■ EXERCISE DESCRIPTION
Wherever the string "this" appears in a line, extract that line.

----------------

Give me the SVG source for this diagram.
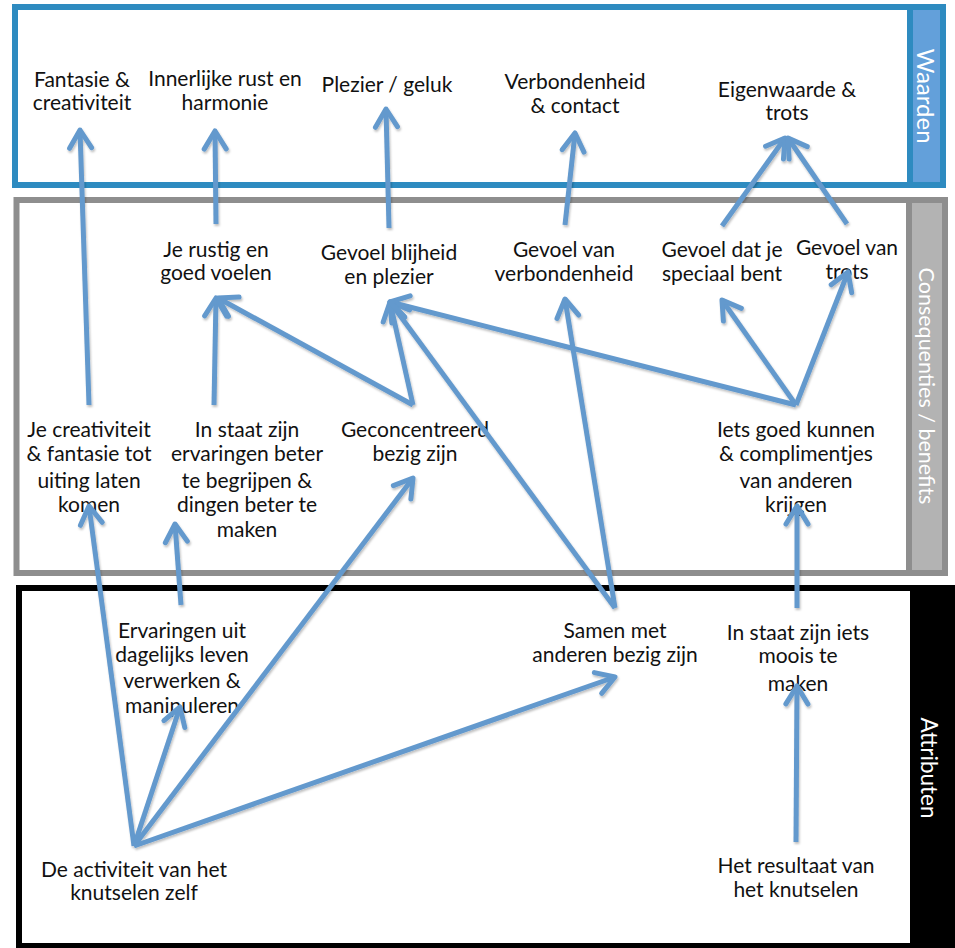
<svg xmlns="http://www.w3.org/2000/svg" width="955" height="948" viewBox="0 0 955 948">
<style>
text{font-family:Lato,"Noto Sans","Liberation Sans",sans-serif;font-size:21px;fill:#111;text-anchor:middle}
.tab{fill:#fff;dominant-baseline:central}
.c line{stroke:#6399cd;stroke-width:5;fill:none;marker-end:url(#ah)}
</style>
<defs>
<marker id="ah" markerUnits="userSpaceOnUse" viewBox="-24 -16 28 32" refX="0" refY="0" markerWidth="28" markerHeight="32" orient="auto" overflow="visible">
<path d="M-18,-11 L0,0 L-18,11" fill="none" stroke="#6399cd" stroke-width="5" stroke-linecap="round" stroke-linejoin="round"/>
</marker>
<filter id="sh" filterUnits="userSpaceOnUse" x="0" y="0" width="955" height="948">
<feDropShadow dx="1" dy="2" stdDeviation="1.2" flood-color="#000" flood-opacity="0.25"/>
</filter>
</defs>
<rect width="955" height="948" fill="#fff"/>
<g id="band-waarden">
<rect x="15" y="7" width="928" height="178" fill="none" stroke="#2e8bc0" stroke-width="6"/>
<rect x="910" y="7" width="33" height="178" fill="#63a0da" stroke="#2e8bc0" stroke-width="6"/>
<text class="tab" transform="translate(926,96) rotate(90)" style="font-size:24px">Waarden</text>
</g>
<g id="band-consequenties">
<rect x="16.5" y="200" width="928.5" height="373" fill="none" stroke="#8e8e8e" stroke-width="6"/>
<rect x="909" y="200" width="36" height="373" fill="#b3b3b3" stroke="#8e8e8e" stroke-width="6"/>
<text class="tab" transform="translate(927,386) rotate(90)" style="font-size:21.5px">Consequenties / benefits</text>
</g>
<g id="band-attributen">
<rect x="19" y="588" width="930" height="358" fill="none" stroke="#000" stroke-width="6"/>
<rect x="910" y="585" width="45" height="363" fill="#000"/>
<text class="tab" transform="translate(929,768) rotate(90)" style="font-size:22.5px">Attributen</text>
</g>
<g id="n-fantasie"><text x="82" y="87">Fantasie &amp;</text><text x="82" y="110">creativiteit</text></g>
<g id="n-innerlijke"><text x="225" y="86">Innerlijke rust en</text><text x="225" y="110">harmonie</text></g>
<g id="n-plezier"><text x="387" y="92">Plezier / geluk</text></g>
<g id="n-verbondenheid"><text x="575" y="89">Verbondenheid</text><text x="575" y="113">&amp; contact</text></g>
<g id="n-eigenwaarde"><text x="787" y="97">Eigenwaarde &amp;</text><text x="787" y="120">trots</text></g>
<g id="n-rustig"><text x="216" y="257">Je rustig en</text><text x="216" y="280">goed voelen</text></g>
<g id="n-blijheid"><text x="389" y="260">Gevoel blijheid</text><text x="389" y="284">en plezier</text></g>
<g id="n-gevoelverb"><text x="564" y="257">Gevoel van</text><text x="564" y="281">verbondenheid</text></g>
<g id="n-speciaal"><text x="722" y="257">Gevoel dat je</text><text x="722" y="281">speciaal bent</text></g>
<g id="n-trots"><text x="847" y="255">Gevoel van</text><text x="847" y="279">trots</text></g>
<g id="n-creativiteit"><text x="89" y="437">Je creativiteit</text><text x="89" y="461">&amp; fantasie tot</text><text x="89" y="488">uiting laten</text><text x="89" y="512">komen</text></g>
<g id="n-begrijpen"><text x="247" y="437">In staat zijn</text><text x="247" y="461">ervaringen beter</text><text x="247" y="488">te begrijpen &amp;</text><text x="247" y="512">dingen beter te</text><text x="247" y="537">maken</text></g>
<g id="n-geconcentreerd"><text x="415" y="437">Geconcentreerd</text><text x="415" y="461">bezig zijn</text></g>
<g id="n-iets"><text x="796" y="437">Iets goed kunnen</text><text x="796" y="461">&amp; complimentjes</text><text x="796" y="488">van anderen</text><text x="796" y="512">krijgen</text></g>
<g id="n-ervaringen"><text x="182" y="638">Ervaringen uit</text><text x="182" y="662">dagelijks leven</text><text x="182" y="688">verwerken &amp;</text><text x="182" y="713">manipuleren</text></g>
<g id="n-samen"><text x="615" y="638">Samen met</text><text x="615" y="662">anderen bezig zijn</text></g>
<g id="n-mooi"><text x="798" y="640">In staat zijn iets</text><text x="798" y="663">moois te</text><text x="798" y="691">maken</text></g>
<g id="n-activiteit"><text x="134" y="877">De activiteit van het</text><text x="134" y="900">knutselen zelf</text></g>
<g id="n-resultaat"><text x="796" y="873">Het resultaat van</text><text x="796" y="897">het knutselen</text></g>
<g id="connectors" class="c" filter="url(#sh)">
<line x1="89" y1="405" x2="80" y2="130"/>
<line x1="216" y1="224" x2="215" y2="131"/>
<line x1="389" y1="228" x2="386" y2="109"/>
<line x1="565" y1="225" x2="575" y2="133"/>
<line x1="722" y1="226" x2="785" y2="138"/>
<line x1="847" y1="224" x2="788" y2="138"/>
<line x1="214" y1="405" x2="216" y2="298"/>
<line x1="413" y1="405" x2="218" y2="298"/>
<line x1="413" y1="405" x2="390" y2="302"/>
<line x1="615" y1="608" x2="390" y2="302"/>
<line x1="615" y1="608" x2="565" y2="299"/>
<line x1="796" y1="405" x2="390" y2="302"/>
<line x1="796" y1="405" x2="722" y2="300"/>
<line x1="796" y1="405" x2="848" y2="272"/>
<line x1="797" y1="608" x2="797" y2="506"/>
<line x1="796" y1="842" x2="797" y2="686"/>
<line x1="134" y1="846" x2="89" y2="506"/>
<line x1="181" y1="605" x2="175" y2="524"/>
<line x1="134" y1="846" x2="180" y2="707"/>
<line x1="134" y1="846" x2="413" y2="478"/>
<line x1="134" y1="846" x2="615" y2="677"/>
</g>
</svg>
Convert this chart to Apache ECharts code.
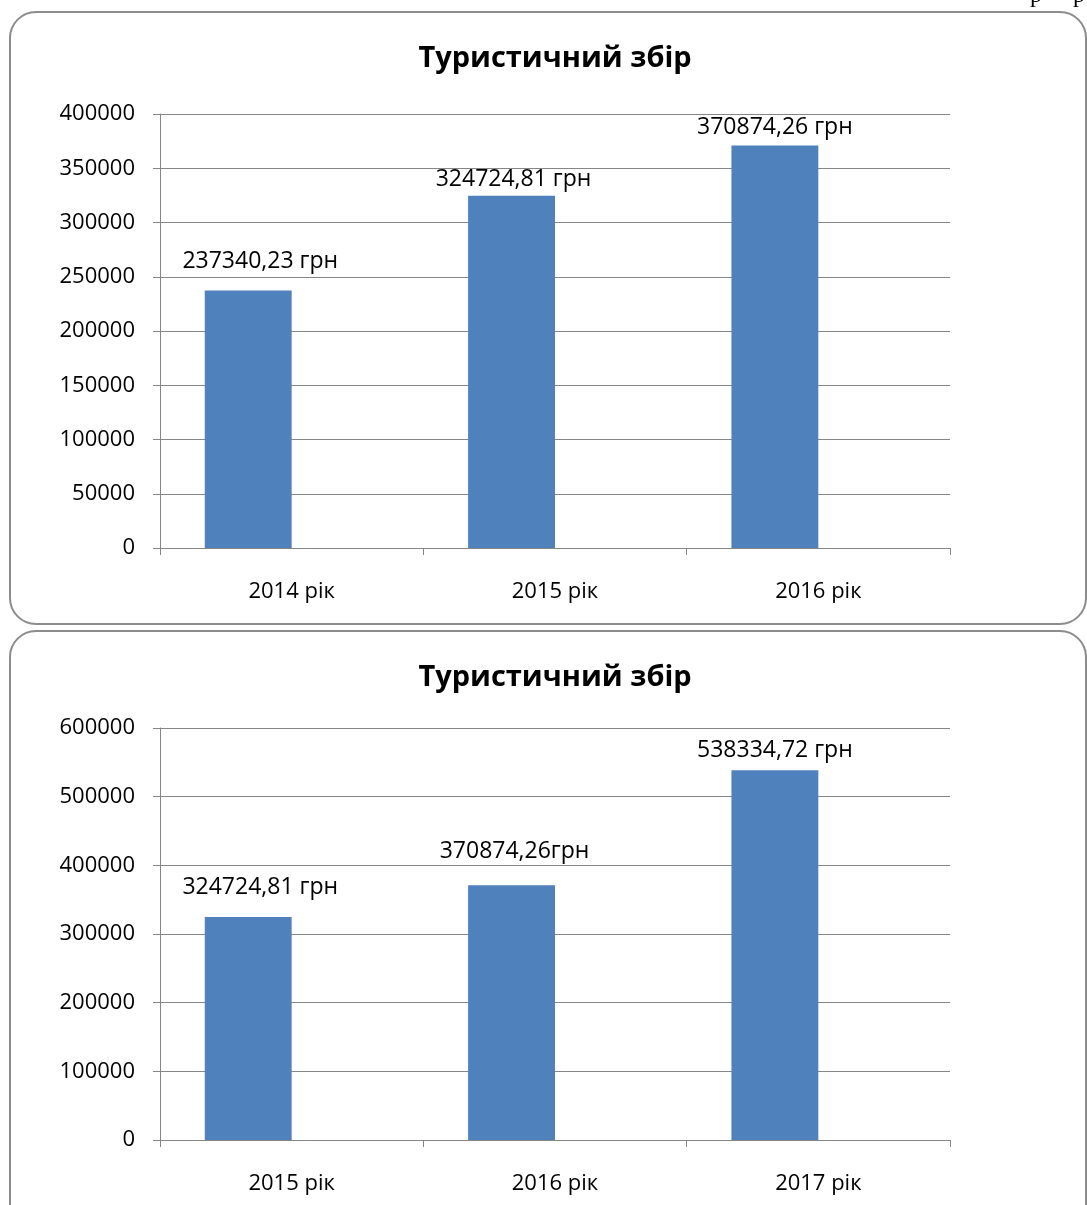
<!DOCTYPE html>
<html>
<head>
<meta charset="utf-8">
<script src="https://cdn.jsdelivr.net/npm/echarts@6/dist/echarts.min.js"></script>
<style>
html,body{margin:0;padding:0;background:#fff;}
#c{width:1087px;height:1205px;}
</style>
</head>
<body>
<div id="c"></div>
<script>
const titleText = "Туристичний збір";
const cats1 = ["2014 рік", "2015 рік", "2016 рік"];
const vals1 = [237340.23, 324724.81, 370874.26];
const labels1 = ["237340,23 грн", "324724,81 грн", "370874,26 грн"];
const cats2 = ["2015 рік", "2016 рік", "2017 рік"];
const vals2 = [324724.81, 370874.26, 538334.72];
const labels2 = ["324724,81 грн", "370874,26грн", "538334,72 грн"];
const yTicks1 = [0, 50000, 100000, 150000, 200000, 250000, 300000, 350000, 400000];
const yTicks2 = [0, 100000, 200000, 300000, 400000, 500000, 600000];

const FONT = "Open Sans";
const GRAY = "#868686";
const BAR = "#4F81BD";
// manual label nudges (as in the original chart)
const labelNudge1 = [[12, 2], [2, 15], [0, 13]];
const labelNudge2 = [[12, 2], [3, -2], [0, 12]];

const chart = echarts.init(document.getElementById('c'), null, {renderer: 'canvas'});

function yAxis(idx, ticks) {
  return {
    type: 'value', gridIndex: idx,
    min: ticks[0], max: ticks[ticks.length - 1], interval: ticks[1] - ticks[0],
    axisLine: {show: true, lineStyle: {color: GRAY, width: 1}},
    axisTick: {show: true, length: 7, lineStyle: {color: GRAY}},
    splitLine: {show: true, lineStyle: {color: GRAY, width: 1}},
    axisLabel: {color: '#000', fontFamily: FONT, fontSize: 22, margin: 25,
                formatter: v => String(v)}
  };
}
function xAxis(idx, cats) {
  return {
    type: 'category', gridIndex: idx, data: cats, boundaryGap: true,
    axisLine: {show: true, lineStyle: {color: GRAY, width: 1}},
    axisTick: {show: true, length: 7, alignWithLabel: false, interval: 0, lineStyle: {color: GRAY}},
    splitLine: {show: false},
    axisLabel: {color: '#000', fontFamily: FONT, fontSize: 22, margin: 33, interval: 0}
  };
}
function barSeries(idx, vals, labels, nudges) {
  return {
    type: 'bar', xAxisIndex: idx, yAxisIndex: idx,
    barWidth: '33%', barGap: '0%',
    itemStyle: {color: BAR},
    data: vals.map((v, i) => ({
      value: v,
      label: {offset: nudges[i]}
    })),
    label: {
      show: true, position: 'top', distance: 20,
      color: '#000', fontFamily: FONT, fontSize: 23,
      formatter: p => labels[p.dataIndex]
    }
  };
}
function emptySeries(idx, n) {
  return {
    type: 'bar', xAxisIndex: idx, yAxisIndex: idx,
    barWidth: '33%', barGap: '0%',
    data: new Array(n).fill(null), silent: true
  };
}

chart.setOption({
  animation: false,
  backgroundColor: '#fff',
  title: [
    {text: titleText, left: 555, top: 44, textAlign: 'center', padding: 0,
     textStyle: {fontFamily: FONT, fontWeight: 'bold', fontSize: 29, color: '#000'}},
    {text: titleText, left: 555, top: 663, textAlign: 'center', padding: 0,
     textStyle: {fontFamily: FONT, fontWeight: 'bold', fontSize: 29, color: '#000'}}
  ],
  grid: [
    {left: 160, width: 790, top: 114, height: 434, containLabel: false},
    {left: 160, width: 790, top: 728, height: 412, containLabel: false}
  ],
  xAxis: [xAxis(0, cats1), xAxis(1, cats2)],
  yAxis: [yAxis(0, yTicks1), yAxis(1, yTicks2)],
  series: [
    barSeries(0, vals1, labels1, labelNudge1), emptySeries(0, 3),
    barSeries(1, vals2, labels2, labelNudge2), emptySeries(1, 3)
  ],
  graphic: [
    {type: 'rect', shape: {x: 10, y: 12, width: 1076, height: 612, r: 26}, z: -1,
     style: {fill: 'none', stroke: '#8c8c8c', lineWidth: 2}},
    {type: 'rect', shape: {x: 10, y: 631, width: 1076, height: 620, r: 26}, z: -1,
     style: {fill: 'none', stroke: '#8c8c8c', lineWidth: 2}},
    {type: 'text', x: 1030, y: -16, z: 5,
     style: {text: 'р', fill: '#000', font: '24px "Liberation Serif"'}},
    {type: 'text', x: 1073, y: -16, z: 5,
     style: {text: 'р', fill: '#000', font: '24px "Liberation Serif"'}}
  ]
});
</script>
</body>
</html>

----------------

■ COMPLETED TASK
Give me the SVG source for this diagram.
Convert this chart to Apache ECharts code.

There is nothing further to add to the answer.